Parallel nonlinear neuromorphic computing with temporal encoding

TL;DR

This paper introduces a novel parallel nonlinear neuromorphic processor using temporal encoding with spatiotemporal metasurfaces, enabling efficient multi-dimensional information processing and demonstrating capabilities like multi-label recognition and autonomous planning.

Contribution

It presents a new temporal encoding nonlinear neuromorphic computing approach that enhances linear and nonlinear expressivity simultaneously using metasurfaces.

Findings

Successful experimental demonstration with distributed spatiotemporal metasurfaces

Achieved robust multi-label recognition and multi-task parallelism

Enabled dynamic memory and real-time autonomous planning

Abstract

The proliferation of deep learning applications has intensified the demand for electronic hardware with low energy consumption and fast computing speed. Neuromorphic photonics have emerged as a viable alternative to directly process high-throughput information at the physical space. However, the simultaneous attainment of high linear and nonlinear expressivity posse a considerable challenge due to the power efficiency and impaired manipulability in conventional nonlinear materials and optoelectronic conversion. Here we introduce a parallel nonlinear neuromorphic processor that enables arbitrary superposition of information states in multi-dimensional channels, only by leveraging the temporal encoding of spatiotemporal metasurfaces to map the input data and trainable weights.

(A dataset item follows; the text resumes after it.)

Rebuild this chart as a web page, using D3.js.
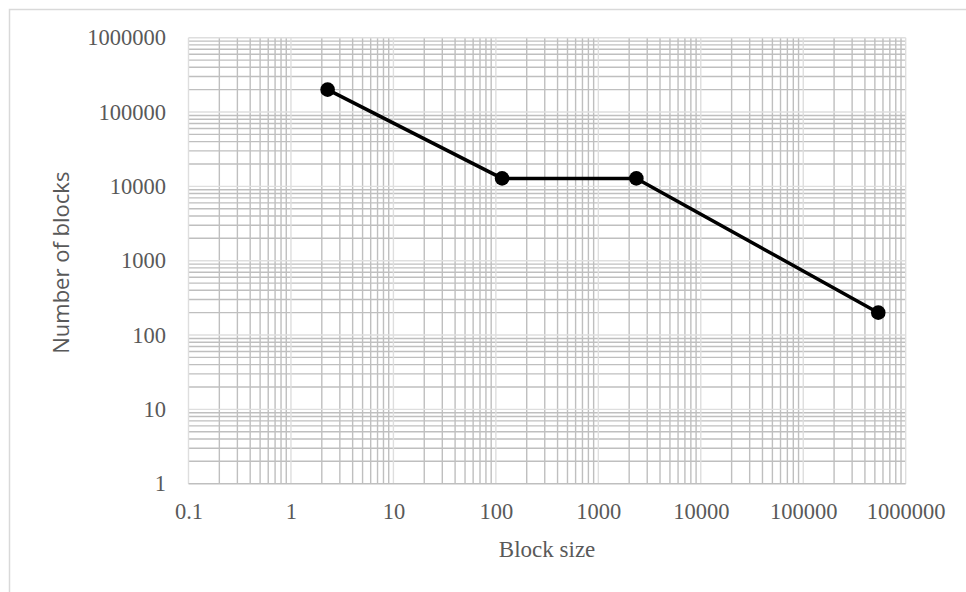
<!DOCTYPE html>
<html>
<head>
<meta charset="utf-8">
<script src="https://cdn.jsdelivr.net/npm/d3@7"></script>
<style>
  body { margin: 0; background: #fff; }
  svg { display: block; }
</style>
</head>
<body>
<svg id="chart"></svg>
<script>
// board size
var svg_w = 966, svg_h = 592;
var plot_left = 188.5, plot_right = 905.7, plot_top = 37.7, plot_bottom = 483.7;

// data
var block_size = [2.28, 115, 2350, 540000];
var block_count = [200000, 12800, 12800, 200];

// axis ticks
var x_ticks = [0.1, 1, 10, 100, 1000, 10000, 100000, 1000000];
var y_ticks = [1, 10, 100, 1000, 10000, 100000, 1000000];
var x_title = "Block size";
var y_title = "Number of blocks";

var svg = d3.select("#chart").attr("width", svg_w).attr("height", svg_h);

// chart frame
svg.append("rect").attr("x", 9.5).attr("y", 9.5)
  .attr("width", svg_w + 20).attr("height", svg_h + 20)
  .attr("fill", "none").attr("stroke", "#d9d9d9").attr("stroke-width", 1.5);

var x_scale = d3.scaleLog().domain([0.1, 1000000]).range([plot_left, plot_right]);
var y_scale = d3.scaleLog().domain([1, 1000000]).range([plot_bottom, plot_top]);

// minor values: 2..9 inside each decade
function minors(lo, hi){
  var out = [];
  for (var d = lo; d < hi; d *= 10)
    for (var k = 2; k <= 9; k++) out.push(d * k);
  return out;
}

var grid = svg.append("g").attr("class", "grid");
// minor gridlines (darker)
grid.selectAll(".xminor").data(minors(0.1, 1000000)).enter().append("line")
  .attr("x1", function(d){ return x_scale(d); }).attr("x2", function(d){ return x_scale(d); })
  .attr("y1", plot_top).attr("y2", plot_bottom)
  .attr("stroke", "#bfbfbf").attr("stroke-width", 1.4);
grid.selectAll(".yminor").data(minors(1, 1000000)).enter().append("line")
  .attr("y1", function(d){ return y_scale(d); }).attr("y2", function(d){ return y_scale(d); })
  .attr("x1", plot_left).attr("x2", plot_right)
  .attr("stroke", "#bfbfbf").attr("stroke-width", 1.4);
// major gridlines (lighter)
grid.selectAll(".xmajor").data(x_ticks).enter().append("line")
  .attr("x1", function(d){ return x_scale(d); }).attr("x2", function(d){ return x_scale(d); })
  .attr("y1", plot_top).attr("y2", plot_bottom)
  .attr("stroke", "#dedede").attr("stroke-width", 1.4);
grid.selectAll(".ymajor").data(y_ticks.slice(1)).enter().append("line")
  .attr("y1", function(d){ return y_scale(d); }).attr("y2", function(d){ return y_scale(d); })
  .attr("x1", plot_left).attr("x2", plot_right)
  .attr("stroke", "#dedede").attr("stroke-width", 1.4);
// bottom axis line
grid.append("line").attr("x1", plot_left).attr("x2", plot_right)
  .attr("y1", plot_bottom).attr("y2", plot_bottom)
  .attr("stroke", "#bfbfbf").attr("stroke-width", 1.6);

// x axis labels
var x_axis = d3.axisBottom(x_scale).tickValues(x_ticks)
  .tickFormat(function(d){ return String(d); }).tickSize(0).tickPadding(19);
svg.append("g").attr("transform", "translate(0," + plot_bottom + ")").call(x_axis)
  .call(function(g){ g.select(".domain").remove(); })
  .selectAll("text").attr("font-family", "'Liberation Serif', 'Times New Roman', serif")
  .attr("font-size", 22.5).attr("fill", "#595959");

// y axis labels
var y_axis = d3.axisLeft(y_scale).tickValues(y_ticks)
  .tickFormat(function(d){ return String(d); }).tickSize(0).tickPadding(22.5);
svg.append("g").attr("transform", "translate(" + plot_left + ",0)").call(y_axis)
  .call(function(g){ g.select(".domain").remove(); })
  .selectAll("text").attr("font-family", "'Liberation Serif', 'Times New Roman', serif")
  .attr("font-size", 22.5).attr("fill", "#595959");

// axis titles
svg.append("text").attr("x", (plot_left + plot_right) / 2).attr("y", 557)
  .attr("text-anchor", "middle")
  .attr("font-family", "'Liberation Serif', 'Times New Roman', serif")
  .attr("font-size", 23).attr("fill", "#595959").text(x_title);
svg.append("text")
  .attr("transform", "translate(69," + ((plot_top + plot_bottom) / 2 + 2) + ") rotate(-90)")
  .attr("text-anchor", "middle")
  .attr("font-family", "'Open Sans', sans-serif")
  .attr("font-size", 22).attr("fill", "#595959").text(y_title);

// series
var pts = block_size.map(function(d, i){ return [d, block_count[i]]; });
var line = d3.line().x(function(d){ return x_scale(d[0]); }).y(function(d){ return y_scale(d[1]); });
svg.append("path").datum(pts).attr("d", line)
  .attr("fill", "none").attr("stroke", "#000").attr("stroke-width", 3.5);
svg.append("g").selectAll("circle").data(pts).enter().append("circle")
  .attr("cx", function(d){ return x_scale(d[0]); })
  .attr("cy", function(d){ return y_scale(d[1]); })
  .attr("r", 7.3).attr("fill", "#000");
</script>
</body>
</html>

The proposed temporal encoding nonlinearity is theoretically proved to flexibly customize the nonlinearity, while preserving quasi-static linear transformation capability within each time partition. We experimentally demonstrated the concept based on distributed spatiotemporal metasurfaces, showcasing robust performance in multi-label recognition and multi-task parallelism with asynchronous modulation. Remarkably, our nonlinear processor demonstrates dynamic memory capability in autonomous planning tasks and real-time responsiveness to canonical maze-solving problem. Our work opens up a flexible avenue for a variety of temporally-modulated neuromorphic processors tailored for complex scenarios.